The proposed new license for café bars is also potentially a positive development. In the end, Irish people will vote with their feet in relation to this, but it is a good idea at least to attempt to shift the emphasis away from the dedicated drinking establishments that dominate the scene in Ireland. The Heads of the Bill indicate that ‘drink-only’ licenses will be a lot dearer than those with a real food dimension. It might just provide sufficient incentive for a significant number of pubs to opt for the food-drink route. And if they do, it might just have the effect of reducing the extent of wholesale drunkenness. Drinking with food is a different thing entirely to binge-drinking on an empty stomach.
But there are other aspects of the bill that are far less positive. The provision that planning permission and fire safety conditions will have to be proved in District Courts to get licenses, for example, has the potential to hit live music. There is a genuine question as to whether or not the emphasis on fire safety in Ireland has passed the limits of what is reasonable. It is a subject for another day, but with this Bill, the noose may be tightening.

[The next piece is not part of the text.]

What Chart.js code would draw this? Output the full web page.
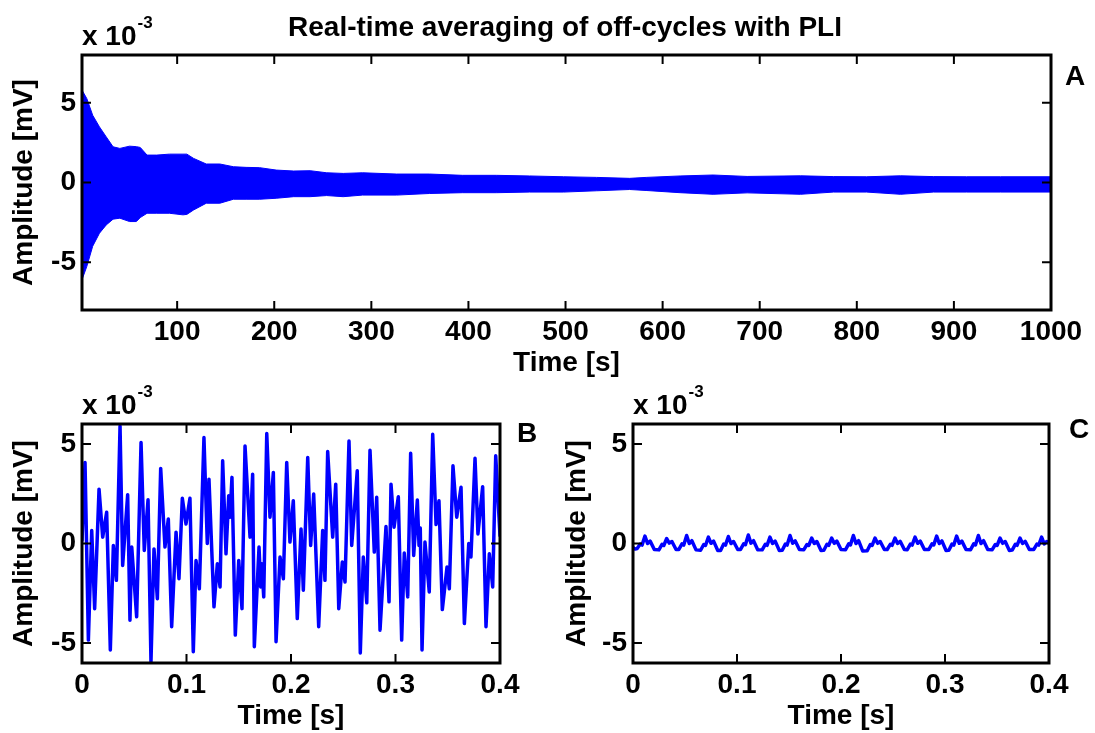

In a similar vein, there is a possibility that the provision that the Gardai and the public can object to licenses for public order and other reasons will be abused. Let’s just say that one person’s idea of a good time is another’s definition of a nuisance.
And finally, the introduction of a new offense of having a forged Garda age card represents another attack on young people. It is not in any way to condone the deceit involved in forging a card to say that it is likely to be severely disproportionate, for the State to haul kids up before the court for this sort of stuff. Or even to hit them with a fixed penalty offense.
There are offences that merit criminal sanction – and especially so if there is an habitual element involved. Youthful high spirits do not come into that category. It is natural to want to experiment. It is no more than human to want to act like you’re a few years older than you are. The job of parents is to stay as close as possible to their children, so that if and when the time comes, they can encourage them to take it steady and to avoid putting themselves in harm’s way. But the policy of targeting with criminal sanctions those children who do push the outside of the envelope seems to be disproportionate, misplaced and wrong.
In general, we need more focus on prevention than on punishment. As has been pointed out by Michael Clifford in the Sunday Tribune, amongst others, newspapers hype the extent of crime because it sells. As a result, it plays well with populist sentiment to hang tough on law and order. This is what the Minister is at. But the effect will almost certainly be hopelessly negative, with the young people Bertie Ahern referred to suffering an even greater degree of alienation.
It is a failure of the imagination. A failure of to understand. A failure to empathise.
In short, it is a failure. Is that the legacy the Government wants?